Cinta yang benar adalah keikhlasan yang tidak menyakiti. Ia datang membawa kedamaian, bukan kebingungan. Ia menuntun, bukan menjerat. Ia membuat seseorang lebih baik, bukan lebih tersiksa.


Ketika Cinta Menjadi Luka

Banyak hati yang hancur bukan karena cinta yang gagal, tetapi karena ketidakjujuran dalam mencintai.
Berapa banyak orang yang diberi harapan tanpa kejelasan? Berapa banyak hati yang ditinggalkan setelah diisi dengan janji? Berapa banyak cinta yang dijadikan permainan ego dan gengsi?

Setiap hati yang terluka menyimpan cerita tentang cinta yang tidak diselamatkan. Padahal cinta, jika dibiarkan mengambang tanpa arah, hanya akan menjadi beban bagi keduanya. Dalam banyak kisah, luka yang paling dalam bukan disebabkan oleh perpisahan, tetapi oleh perasaan yang dibiarkan tanpa kepastian.

Maka benar pepatah lama berkata, “Jangan bermain dengan hati, sebab hati bukan tempat bermain.”
Hati adalah tempat di mana perasaan paling tulus bersandar. Sekali ia disakiti, kepercayaannya sulit kembali seperti semula. Karena itu, jika belum siap untuk memiliki, lebih baik jangan memulai. Jika belum mampu bertanggung jawab, jangan memberi janji.

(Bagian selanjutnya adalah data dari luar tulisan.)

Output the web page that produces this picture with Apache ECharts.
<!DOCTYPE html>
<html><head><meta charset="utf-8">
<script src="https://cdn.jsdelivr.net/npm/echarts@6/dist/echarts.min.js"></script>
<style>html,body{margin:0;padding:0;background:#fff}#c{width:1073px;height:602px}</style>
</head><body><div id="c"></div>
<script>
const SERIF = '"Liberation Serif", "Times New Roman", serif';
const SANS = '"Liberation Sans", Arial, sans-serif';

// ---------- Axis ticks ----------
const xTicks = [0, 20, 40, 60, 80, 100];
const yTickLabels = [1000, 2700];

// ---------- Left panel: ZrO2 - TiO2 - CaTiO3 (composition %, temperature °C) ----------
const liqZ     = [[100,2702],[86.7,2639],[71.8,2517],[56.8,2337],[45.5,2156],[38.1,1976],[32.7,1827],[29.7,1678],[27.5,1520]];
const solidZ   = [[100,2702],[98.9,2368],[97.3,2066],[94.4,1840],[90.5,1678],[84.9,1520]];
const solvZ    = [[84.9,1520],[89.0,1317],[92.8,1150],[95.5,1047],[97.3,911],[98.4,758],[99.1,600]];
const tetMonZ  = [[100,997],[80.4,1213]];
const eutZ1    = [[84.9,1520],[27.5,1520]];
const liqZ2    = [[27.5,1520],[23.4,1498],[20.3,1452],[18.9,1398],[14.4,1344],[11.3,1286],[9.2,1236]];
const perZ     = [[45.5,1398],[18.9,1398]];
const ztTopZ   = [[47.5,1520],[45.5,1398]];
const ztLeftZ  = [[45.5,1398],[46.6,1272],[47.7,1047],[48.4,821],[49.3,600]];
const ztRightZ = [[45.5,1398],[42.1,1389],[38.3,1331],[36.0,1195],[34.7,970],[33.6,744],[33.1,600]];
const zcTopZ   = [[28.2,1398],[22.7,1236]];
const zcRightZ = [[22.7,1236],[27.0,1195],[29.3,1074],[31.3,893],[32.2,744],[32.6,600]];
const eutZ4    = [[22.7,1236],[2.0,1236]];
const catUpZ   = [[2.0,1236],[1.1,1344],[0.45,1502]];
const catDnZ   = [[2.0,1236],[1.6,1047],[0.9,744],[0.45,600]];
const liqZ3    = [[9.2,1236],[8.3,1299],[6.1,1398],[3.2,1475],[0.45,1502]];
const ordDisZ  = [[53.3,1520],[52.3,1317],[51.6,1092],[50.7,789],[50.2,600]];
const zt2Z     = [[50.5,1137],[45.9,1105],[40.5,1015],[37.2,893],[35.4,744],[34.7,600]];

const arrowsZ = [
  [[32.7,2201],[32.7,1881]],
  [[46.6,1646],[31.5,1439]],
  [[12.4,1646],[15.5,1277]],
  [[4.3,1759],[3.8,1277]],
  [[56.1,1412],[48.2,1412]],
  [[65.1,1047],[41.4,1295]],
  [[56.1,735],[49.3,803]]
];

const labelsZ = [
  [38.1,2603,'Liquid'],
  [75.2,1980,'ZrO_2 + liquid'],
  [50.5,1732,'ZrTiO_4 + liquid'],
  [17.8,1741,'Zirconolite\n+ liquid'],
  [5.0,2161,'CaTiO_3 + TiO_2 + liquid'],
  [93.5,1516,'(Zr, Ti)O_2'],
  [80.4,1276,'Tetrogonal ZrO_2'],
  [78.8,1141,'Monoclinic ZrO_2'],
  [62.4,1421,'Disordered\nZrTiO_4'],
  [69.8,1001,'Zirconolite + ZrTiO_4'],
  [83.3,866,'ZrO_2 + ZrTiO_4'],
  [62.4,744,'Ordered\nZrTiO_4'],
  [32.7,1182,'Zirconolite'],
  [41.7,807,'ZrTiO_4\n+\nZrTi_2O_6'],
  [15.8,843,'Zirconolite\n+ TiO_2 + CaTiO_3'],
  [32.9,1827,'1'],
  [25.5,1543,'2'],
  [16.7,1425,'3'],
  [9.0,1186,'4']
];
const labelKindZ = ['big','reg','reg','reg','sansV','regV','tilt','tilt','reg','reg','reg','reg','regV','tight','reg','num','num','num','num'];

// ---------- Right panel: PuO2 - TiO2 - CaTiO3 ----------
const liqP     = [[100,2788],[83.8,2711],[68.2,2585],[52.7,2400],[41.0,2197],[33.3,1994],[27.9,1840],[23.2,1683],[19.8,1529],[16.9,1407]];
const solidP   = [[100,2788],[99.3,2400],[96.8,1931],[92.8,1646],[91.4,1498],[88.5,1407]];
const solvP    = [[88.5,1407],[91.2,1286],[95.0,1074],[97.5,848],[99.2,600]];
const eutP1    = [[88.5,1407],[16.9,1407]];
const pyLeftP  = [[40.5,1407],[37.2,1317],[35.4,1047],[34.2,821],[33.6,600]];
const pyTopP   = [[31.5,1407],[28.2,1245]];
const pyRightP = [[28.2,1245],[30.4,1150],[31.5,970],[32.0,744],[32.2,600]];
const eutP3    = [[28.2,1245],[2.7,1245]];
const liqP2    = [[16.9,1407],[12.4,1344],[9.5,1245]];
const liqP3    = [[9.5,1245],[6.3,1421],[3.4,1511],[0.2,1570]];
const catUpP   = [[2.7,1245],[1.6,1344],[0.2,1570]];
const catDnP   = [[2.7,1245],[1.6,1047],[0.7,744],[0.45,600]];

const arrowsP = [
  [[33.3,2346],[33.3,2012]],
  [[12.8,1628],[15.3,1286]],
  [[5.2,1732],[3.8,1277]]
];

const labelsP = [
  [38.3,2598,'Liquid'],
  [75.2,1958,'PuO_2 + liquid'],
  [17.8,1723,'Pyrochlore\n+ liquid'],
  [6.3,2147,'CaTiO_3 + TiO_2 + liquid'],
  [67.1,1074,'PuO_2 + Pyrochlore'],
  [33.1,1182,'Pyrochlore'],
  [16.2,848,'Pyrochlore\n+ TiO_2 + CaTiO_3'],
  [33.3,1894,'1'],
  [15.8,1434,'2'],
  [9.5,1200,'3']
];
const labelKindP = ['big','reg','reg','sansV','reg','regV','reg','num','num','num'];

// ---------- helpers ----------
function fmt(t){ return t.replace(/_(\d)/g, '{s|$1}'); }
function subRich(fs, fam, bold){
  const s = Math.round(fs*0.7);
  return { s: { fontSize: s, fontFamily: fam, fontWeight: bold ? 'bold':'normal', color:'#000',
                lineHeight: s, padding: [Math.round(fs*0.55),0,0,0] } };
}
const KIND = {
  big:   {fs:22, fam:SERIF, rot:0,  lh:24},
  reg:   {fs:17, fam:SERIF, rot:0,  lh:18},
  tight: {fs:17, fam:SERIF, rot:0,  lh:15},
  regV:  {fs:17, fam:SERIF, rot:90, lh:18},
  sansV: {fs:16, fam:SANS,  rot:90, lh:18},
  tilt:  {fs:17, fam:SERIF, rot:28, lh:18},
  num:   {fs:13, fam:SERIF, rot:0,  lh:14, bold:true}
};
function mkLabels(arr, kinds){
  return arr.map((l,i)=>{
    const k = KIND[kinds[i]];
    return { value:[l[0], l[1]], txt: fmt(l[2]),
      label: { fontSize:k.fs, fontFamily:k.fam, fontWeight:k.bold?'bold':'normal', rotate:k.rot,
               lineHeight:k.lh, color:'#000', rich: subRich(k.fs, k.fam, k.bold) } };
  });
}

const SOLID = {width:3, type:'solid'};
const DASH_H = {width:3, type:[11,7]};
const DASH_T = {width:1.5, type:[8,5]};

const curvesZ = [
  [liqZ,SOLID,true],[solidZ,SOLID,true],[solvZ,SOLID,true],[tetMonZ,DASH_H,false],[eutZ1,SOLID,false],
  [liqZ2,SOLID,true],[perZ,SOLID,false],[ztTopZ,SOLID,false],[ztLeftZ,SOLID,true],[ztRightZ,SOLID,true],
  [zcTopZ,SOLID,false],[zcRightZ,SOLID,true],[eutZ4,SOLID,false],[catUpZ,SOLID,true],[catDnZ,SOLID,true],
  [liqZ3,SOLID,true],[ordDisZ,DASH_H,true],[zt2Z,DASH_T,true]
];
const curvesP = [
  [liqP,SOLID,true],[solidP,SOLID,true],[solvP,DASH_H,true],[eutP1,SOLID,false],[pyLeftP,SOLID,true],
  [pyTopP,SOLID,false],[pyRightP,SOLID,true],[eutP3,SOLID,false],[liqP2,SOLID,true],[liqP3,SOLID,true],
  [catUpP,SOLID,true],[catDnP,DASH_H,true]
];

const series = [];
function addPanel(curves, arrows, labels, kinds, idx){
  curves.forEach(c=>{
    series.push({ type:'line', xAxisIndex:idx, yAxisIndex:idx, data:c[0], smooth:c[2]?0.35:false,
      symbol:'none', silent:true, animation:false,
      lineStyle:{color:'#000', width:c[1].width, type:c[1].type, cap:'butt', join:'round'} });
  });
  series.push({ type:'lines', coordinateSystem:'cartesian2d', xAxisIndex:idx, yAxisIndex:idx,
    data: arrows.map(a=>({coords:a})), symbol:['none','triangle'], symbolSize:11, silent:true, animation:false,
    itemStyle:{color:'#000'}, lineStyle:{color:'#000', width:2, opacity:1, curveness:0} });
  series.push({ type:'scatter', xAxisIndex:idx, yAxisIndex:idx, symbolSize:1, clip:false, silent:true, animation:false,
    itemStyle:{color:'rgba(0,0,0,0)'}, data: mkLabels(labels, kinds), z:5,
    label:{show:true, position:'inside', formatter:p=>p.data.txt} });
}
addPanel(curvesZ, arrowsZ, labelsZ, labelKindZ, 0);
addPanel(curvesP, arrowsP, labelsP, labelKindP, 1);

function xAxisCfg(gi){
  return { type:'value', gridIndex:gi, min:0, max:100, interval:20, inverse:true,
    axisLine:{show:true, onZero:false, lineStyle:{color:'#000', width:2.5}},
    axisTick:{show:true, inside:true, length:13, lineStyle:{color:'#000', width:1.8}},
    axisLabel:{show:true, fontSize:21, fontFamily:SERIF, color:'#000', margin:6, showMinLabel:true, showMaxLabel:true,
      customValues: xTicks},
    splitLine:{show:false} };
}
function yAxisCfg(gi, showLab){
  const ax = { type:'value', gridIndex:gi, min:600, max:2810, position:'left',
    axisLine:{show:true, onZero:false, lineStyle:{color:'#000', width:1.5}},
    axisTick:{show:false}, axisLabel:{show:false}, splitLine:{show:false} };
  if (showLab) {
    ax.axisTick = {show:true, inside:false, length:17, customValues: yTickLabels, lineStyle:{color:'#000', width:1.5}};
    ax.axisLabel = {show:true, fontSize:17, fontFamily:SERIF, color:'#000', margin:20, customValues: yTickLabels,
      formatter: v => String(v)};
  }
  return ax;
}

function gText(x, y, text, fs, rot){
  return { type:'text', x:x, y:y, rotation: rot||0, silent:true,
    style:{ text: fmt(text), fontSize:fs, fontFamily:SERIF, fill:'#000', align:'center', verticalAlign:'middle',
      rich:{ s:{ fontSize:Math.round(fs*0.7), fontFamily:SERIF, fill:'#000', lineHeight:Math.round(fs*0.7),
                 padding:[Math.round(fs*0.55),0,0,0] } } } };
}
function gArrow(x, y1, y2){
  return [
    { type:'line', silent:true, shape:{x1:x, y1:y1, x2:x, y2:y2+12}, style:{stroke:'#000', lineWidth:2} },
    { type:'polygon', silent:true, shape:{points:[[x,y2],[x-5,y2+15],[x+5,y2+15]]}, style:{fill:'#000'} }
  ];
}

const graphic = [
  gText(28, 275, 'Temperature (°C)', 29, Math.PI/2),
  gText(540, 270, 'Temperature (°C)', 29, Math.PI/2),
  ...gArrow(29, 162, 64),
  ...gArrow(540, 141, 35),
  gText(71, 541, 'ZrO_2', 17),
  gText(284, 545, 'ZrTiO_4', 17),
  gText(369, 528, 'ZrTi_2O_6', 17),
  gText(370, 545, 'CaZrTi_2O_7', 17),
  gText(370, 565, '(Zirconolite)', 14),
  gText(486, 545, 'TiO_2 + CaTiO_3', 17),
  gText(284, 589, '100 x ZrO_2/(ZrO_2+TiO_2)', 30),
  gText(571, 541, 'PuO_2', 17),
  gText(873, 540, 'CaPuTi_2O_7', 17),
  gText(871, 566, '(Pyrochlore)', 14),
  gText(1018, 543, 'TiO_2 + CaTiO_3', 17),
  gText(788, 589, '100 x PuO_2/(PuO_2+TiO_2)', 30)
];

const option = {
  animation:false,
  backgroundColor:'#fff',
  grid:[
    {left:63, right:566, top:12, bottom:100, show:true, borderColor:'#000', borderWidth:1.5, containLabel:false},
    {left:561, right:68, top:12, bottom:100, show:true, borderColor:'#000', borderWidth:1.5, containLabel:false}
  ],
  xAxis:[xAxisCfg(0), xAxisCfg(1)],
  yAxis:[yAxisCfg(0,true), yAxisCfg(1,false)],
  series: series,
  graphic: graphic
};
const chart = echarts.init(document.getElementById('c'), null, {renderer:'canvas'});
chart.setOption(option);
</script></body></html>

Cinta yang Dewasa dan Bermakna

Cinta sejati bukan soal kepemilikan semata, tetapi tentang makna. Ia tidak harus selalu memiliki untuk tetap mencintai, tetapi tetap menghormati ruang dan kebahagiaan orang yang dicintai. Namun, itu semua tidak bisa dijadikan alasan untuk bermain perasaan.

Cinta yang dewasa mengajarkan keseimbangan antara rasa dan logika. Ia mengajarkan bahwa memiliki bukan berarti menguasai, dan kehilangan bukan berarti berhenti mencintai. Cinta yang benar justru membuat seseorang lebih kuat, lebih sabar, dan lebih beriman. Karena dalam setiap rasa cinta yang tulus, selalu ada nilai spiritual yang dalam — bahwa setiap rasa sejatinya datang dari Allah, dan kepada-Nya pula semua perasaan kembali.

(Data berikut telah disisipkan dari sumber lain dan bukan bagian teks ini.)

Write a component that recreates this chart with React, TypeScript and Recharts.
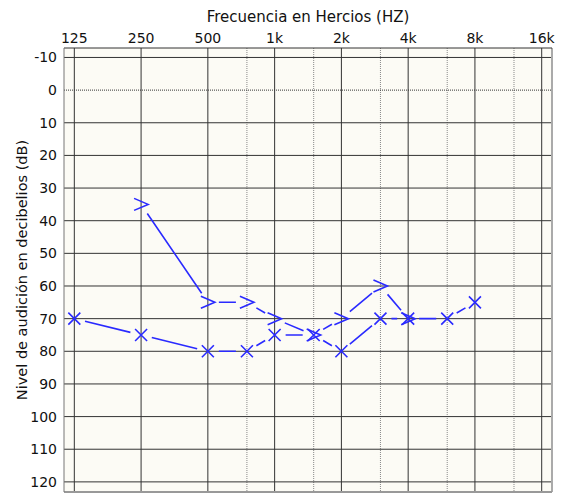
import React from 'react';
import { ScatterChart, Scatter, XAxis, YAxis, CartesianGrid, ReferenceLine } from 'recharts';

const freqTicks = [125, 250, 500, 1000, 2000, 4000, 8000, 16000];
const freqLabels = ['125', '250', '500', '1k', '2k', '4k', '8k', '16k'];
const halfOctaves = [750, 1500, 3000, 6000, 12000];
const dbTicks = [-10, 0, 10, 20, 30, 40, 50, 60, 70, 80, 90, 100, 110, 120];

const airFreqs = [125, 250, 500, 750, 1000, 1500, 2000, 3000, 4000, 6000, 8000];
const airLevels = [70, 75, 80, 80, 75, 75, 80, 70, 70, 70, 65];
const boneFreqs = [250, 500, 750, 1000, 1500, 2000, 3000, 4000];
const boneLevels = [35, 65, 65, 70, 75, 70, 60, 70];

const airData = airFreqs.map((hz, i) => ({ hz, db: airLevels[i] }));
const boneData = boneFreqs.map((hz, i) => ({ hz, db: boneLevels[i] }));

const X_DOMAIN: [number, number] = [112.3, 17806];
const Y_DOMAIN: [number, number] = [-12.9, 123.1];

const BLUE = '#2a2aff';
const FONT = 'DejaVu Sans, Verdana, sans-serif';
const GAP = 11;

const TrimmedLine = (props: any) => {
  const pts = props.points || [];
  const segs: string[] = [];
  for (let i = 0; i < pts.length - 1; i++) {
    const a = pts[i];
    const b = pts[i + 1];
    const dx = b.x - a.x;
    const dy = b.y - a.y;
    const len = Math.sqrt(dx * dx + dy * dy);
    if (len <= 2 * GAP) continue;
    const ux = dx / len;
    const uy = dy / len;
    segs.push(`M${a.x + ux * GAP},${a.y + uy * GAP}L${b.x - ux * GAP},${b.y - uy * GAP}`);
  }
  return <path d={segs.join('')} stroke={BLUE} strokeWidth={1.6} fill="none" />;
};

const CrossMark = (props: any) => {
  const { cx, cy } = props;
  const s = 6;
  return (
    <path
      d={`M${cx - s},${cy - s}L${cx + s},${cy + s}M${cx - s},${cy + s}L${cx + s},${cy - s}`}
      stroke={BLUE}
      strokeWidth={1.6}
      fill="none"
    />
  );
};

const ChevronMark = (props: any) => {
  const { cx, cy } = props;
  return (
    <path
      d={`M${cx - 7},${cy - 6}L${cx + 7},${cy}L${cx - 7},${cy + 6}`}
      stroke={BLUE}
      strokeWidth={1.6}
      fill="none"
    />
  );
};

export default function App() {
  return (
    <div style={{ position: 'absolute', left: 0, top: 0, width: 571, height: 493, background: '#fff' }}>
      <ScatterChart width={571} height={493} margin={{ top: 0, right: 19, bottom: 1, left: 0 }}>
        <CartesianGrid fill="#fcfbf5" horizontal={false} vertical={false} />
        <XAxis
          type="number"
          dataKey="hz"
          scale="log"
          domain={X_DOMAIN}
          allowDataOverflow
          ticks={freqTicks}
          orientation="top"
          height={48}
          tickSize={0}
          tickMargin={5}
          tickLine={false}
          axisLine={{ stroke: '#333', strokeWidth: 1 }}
          tickFormatter={(v: number) => freqLabels[freqTicks.indexOf(v)] ?? ''}
          tick={{ fill: '#111', fontSize: 14, fontFamily: FONT }}
          interval={0}
          label={{
            content: () => (
              <text x={308} y={22} textAnchor="middle" fill="#111" fontSize={15} fontFamily={FONT}>
                Frecuencia en Hercios (HZ)
              </text>
            ),
          }}
        />
        <YAxis
          type="number"
          dataKey="db"
          reversed
          domain={Y_DOMAIN}
          allowDataOverflow
          ticks={dbTicks}
          width={64}
          tickSize={0}
          tickMargin={7}
          tickLine={false}
          interval={0}
          axisLine={{ stroke: '#777', strokeWidth: 1 }}
          tick={{ fill: '#111', fontSize: 14, fontFamily: FONT }}
          label={{
            content: () => (
              <text
                x={22}
                y={270}
                transform="rotate(-90 22 270)"
                textAnchor="middle"
                dominantBaseline="central"
                fill="#111"
                fontSize={14.5}
                fontFamily={FONT}
              >
                Nivel de audición en decibelios (dB)
              </text>
            ),
          }}
        />
        {halfOctaves.map((f) => (
          <ReferenceLine key={'h' + f} x={f} stroke="#888" strokeWidth={1} strokeDasharray="1 1" />
        ))}
        {freqTicks.map((f) => (
          <ReferenceLine key={'o' + f} x={f} stroke="#333" strokeWidth={1} />
        ))}
        {dbTicks.map((d) => (
          <ReferenceLine
            key={'d' + d}
            y={d}
            stroke="#333"
            strokeWidth={1}
            strokeDasharray={d === 0 ? '1 1' : undefined}
          />
        ))}
        <ReferenceLine x={X_DOMAIN[1]} stroke="#aaa" strokeWidth={2} />
        <ReferenceLine y={Y_DOMAIN[1]} stroke="#999" strokeWidth={2} />
        <Scatter
          data={boneData}
          line={<TrimmedLine />}
          lineType="joint"
          shape={<ChevronMark />}
          isAnimationActive={false}
        />
        <Scatter
          data={airData}
          line={<TrimmedLine />}
          lineType="joint"
          shape={<CrossMark />}
          isAnimationActive={false}
        />
      </ScatterChart>
    </div>
  );
}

Maka, bila cinta tidak membawa kita kepada kebaikan, berarti itu bukan cinta yang diberkahi, melainkan godaan yang harus dihindari.


Cinta dan Keberanian untuk Menjaga

Dalam dunia yang serba cepat ini, banyak orang takut berkomitmen. Mereka takut kehilangan kebebasan, takut kecewa, atau takut gagal. Namun tanpa keberanian, cinta tidak akan pernah matang. Karena itu, bila seseorang benar-benar mencintai, ia harus berani menjaga dan memperjuangkan.

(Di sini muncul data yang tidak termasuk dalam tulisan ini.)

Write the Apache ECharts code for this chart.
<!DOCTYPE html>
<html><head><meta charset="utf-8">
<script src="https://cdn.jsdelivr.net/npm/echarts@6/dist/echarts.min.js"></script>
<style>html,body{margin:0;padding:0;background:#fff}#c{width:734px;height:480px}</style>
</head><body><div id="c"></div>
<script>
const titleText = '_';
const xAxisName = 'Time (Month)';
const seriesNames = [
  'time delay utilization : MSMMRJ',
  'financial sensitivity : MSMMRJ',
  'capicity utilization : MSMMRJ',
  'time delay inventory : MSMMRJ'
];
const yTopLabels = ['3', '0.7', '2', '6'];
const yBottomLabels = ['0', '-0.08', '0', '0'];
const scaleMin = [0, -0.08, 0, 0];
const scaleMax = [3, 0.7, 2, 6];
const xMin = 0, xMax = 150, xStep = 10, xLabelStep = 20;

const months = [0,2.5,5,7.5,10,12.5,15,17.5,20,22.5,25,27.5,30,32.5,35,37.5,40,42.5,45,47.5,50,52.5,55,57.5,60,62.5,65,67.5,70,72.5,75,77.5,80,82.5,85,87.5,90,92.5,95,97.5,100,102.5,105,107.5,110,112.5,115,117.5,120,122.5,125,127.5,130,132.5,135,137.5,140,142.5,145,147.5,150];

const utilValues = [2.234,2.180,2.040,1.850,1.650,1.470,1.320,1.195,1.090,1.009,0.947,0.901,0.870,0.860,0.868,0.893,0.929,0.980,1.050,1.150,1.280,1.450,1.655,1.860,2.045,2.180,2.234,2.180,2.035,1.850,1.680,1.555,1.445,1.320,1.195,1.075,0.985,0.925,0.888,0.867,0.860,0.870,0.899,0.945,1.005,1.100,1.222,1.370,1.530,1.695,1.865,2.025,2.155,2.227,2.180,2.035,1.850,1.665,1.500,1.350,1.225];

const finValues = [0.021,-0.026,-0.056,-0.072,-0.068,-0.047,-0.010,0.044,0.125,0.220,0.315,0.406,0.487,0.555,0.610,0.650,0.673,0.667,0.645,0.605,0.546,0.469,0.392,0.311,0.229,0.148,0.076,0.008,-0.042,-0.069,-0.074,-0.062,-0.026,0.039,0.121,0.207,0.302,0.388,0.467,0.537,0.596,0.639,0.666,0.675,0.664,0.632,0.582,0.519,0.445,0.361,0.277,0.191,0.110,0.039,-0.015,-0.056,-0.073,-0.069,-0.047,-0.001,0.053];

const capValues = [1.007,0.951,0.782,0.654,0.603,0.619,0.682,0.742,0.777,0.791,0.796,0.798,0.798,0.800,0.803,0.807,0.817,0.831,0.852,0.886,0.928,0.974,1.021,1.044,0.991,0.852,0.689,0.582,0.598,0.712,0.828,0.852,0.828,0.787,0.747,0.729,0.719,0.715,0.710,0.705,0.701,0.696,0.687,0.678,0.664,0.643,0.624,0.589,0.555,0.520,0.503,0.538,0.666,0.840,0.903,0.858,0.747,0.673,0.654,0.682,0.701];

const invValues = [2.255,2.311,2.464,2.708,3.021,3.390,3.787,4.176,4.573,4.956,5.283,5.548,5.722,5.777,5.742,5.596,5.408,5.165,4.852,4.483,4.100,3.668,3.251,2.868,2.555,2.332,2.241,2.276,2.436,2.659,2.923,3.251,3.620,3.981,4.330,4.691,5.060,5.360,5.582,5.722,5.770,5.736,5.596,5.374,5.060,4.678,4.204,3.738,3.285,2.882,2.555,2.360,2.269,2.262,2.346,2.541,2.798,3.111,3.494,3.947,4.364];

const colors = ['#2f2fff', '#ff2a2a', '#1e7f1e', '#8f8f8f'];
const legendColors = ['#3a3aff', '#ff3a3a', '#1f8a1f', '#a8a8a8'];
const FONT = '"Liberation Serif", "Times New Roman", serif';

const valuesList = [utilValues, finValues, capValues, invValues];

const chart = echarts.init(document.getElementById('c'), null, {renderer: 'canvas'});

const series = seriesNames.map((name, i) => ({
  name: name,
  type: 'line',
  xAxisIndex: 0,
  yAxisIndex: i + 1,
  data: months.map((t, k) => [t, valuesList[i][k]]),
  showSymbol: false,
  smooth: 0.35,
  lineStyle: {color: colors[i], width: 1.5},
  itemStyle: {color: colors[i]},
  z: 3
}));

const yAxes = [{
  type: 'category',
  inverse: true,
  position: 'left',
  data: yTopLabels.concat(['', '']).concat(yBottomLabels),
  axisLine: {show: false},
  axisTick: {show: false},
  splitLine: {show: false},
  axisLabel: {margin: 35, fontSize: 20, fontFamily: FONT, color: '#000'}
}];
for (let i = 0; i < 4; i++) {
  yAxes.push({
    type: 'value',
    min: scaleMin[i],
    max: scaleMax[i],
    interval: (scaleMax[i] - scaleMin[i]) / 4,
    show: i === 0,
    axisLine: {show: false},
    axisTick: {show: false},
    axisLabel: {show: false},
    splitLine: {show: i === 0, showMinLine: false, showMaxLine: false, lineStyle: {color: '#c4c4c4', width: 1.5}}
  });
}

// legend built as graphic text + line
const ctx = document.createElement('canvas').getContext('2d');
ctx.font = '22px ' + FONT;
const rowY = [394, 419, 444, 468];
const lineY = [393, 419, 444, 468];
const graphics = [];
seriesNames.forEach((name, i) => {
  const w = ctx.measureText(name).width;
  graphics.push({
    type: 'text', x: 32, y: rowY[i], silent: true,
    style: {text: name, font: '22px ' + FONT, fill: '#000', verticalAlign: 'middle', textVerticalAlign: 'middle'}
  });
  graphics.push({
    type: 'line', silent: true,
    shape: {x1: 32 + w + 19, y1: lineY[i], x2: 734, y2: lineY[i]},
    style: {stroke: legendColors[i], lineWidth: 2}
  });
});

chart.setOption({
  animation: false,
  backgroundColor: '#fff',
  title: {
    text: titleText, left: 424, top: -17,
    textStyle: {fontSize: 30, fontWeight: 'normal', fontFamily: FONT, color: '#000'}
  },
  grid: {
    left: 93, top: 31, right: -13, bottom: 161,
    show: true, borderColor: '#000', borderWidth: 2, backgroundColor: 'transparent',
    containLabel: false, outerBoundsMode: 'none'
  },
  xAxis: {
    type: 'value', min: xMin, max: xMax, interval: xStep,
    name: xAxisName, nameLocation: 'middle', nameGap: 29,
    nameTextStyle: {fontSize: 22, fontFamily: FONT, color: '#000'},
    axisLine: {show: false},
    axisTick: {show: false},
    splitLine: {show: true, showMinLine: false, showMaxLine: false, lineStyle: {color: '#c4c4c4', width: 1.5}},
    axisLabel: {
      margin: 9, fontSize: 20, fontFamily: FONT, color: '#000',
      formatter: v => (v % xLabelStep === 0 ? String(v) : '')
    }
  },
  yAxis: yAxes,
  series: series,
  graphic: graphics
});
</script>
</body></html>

Cinta yang hanya diucapkan tanpa tindakan hanyalah angin kosong. Tetapi cinta yang diwujudkan dalam kesetiaan, pengorbanan, dan doa — itulah cinta yang hidup. Bahkan ketika jarak memisahkan, cinta sejati akan tetap berakar karena ia bersumber dari keikhlasan hati, bukan dari keinginan sesaat.


Penutup: Cinta, Hati, dan Tanggung Jawab

Cinta adalah karunia, tetapi juga ujian. Ia bisa mengangkat derajat seseorang bila dijalani dengan tulus, tetapi juga bisa menjatuhkan bila disalahgunakan. Karena itu, berhati-hatilah ketika mencinta. Jangan pernah membuka hati seseorang bila tidak berniat untuk menjaganya. Jangan memberi harapan bila tidak ingin bertanggung jawab atas rasa yang telah tumbuh.

“Jangan pernah cinta bila tidak ingin memiliki,” adalah pesan moral bagi setiap jiwa yang sedang belajar mencintai.
Karena cinta bukan sekadar kata manis, bukan pula sensasi sesaat. Cinta adalah amanah yang harus dijaga dengan kesetiaan, kejujuran, dan niat yang suci.

Dan pada akhirnya, bila cinta tidak berujung pada kepemilikan, biarlah ia menjadi doa yang tenang. Sebab dalam setiap cinta yang tulus, ada keberanian untuk melepaskan tanpa membenci, dan keikhlasan untuk mendoakan tanpa berharap kembali.

Cinta sejati bukan hanya tentang memiliki, tetapi tentang menjaga hati agar tetap bersih dan berharga.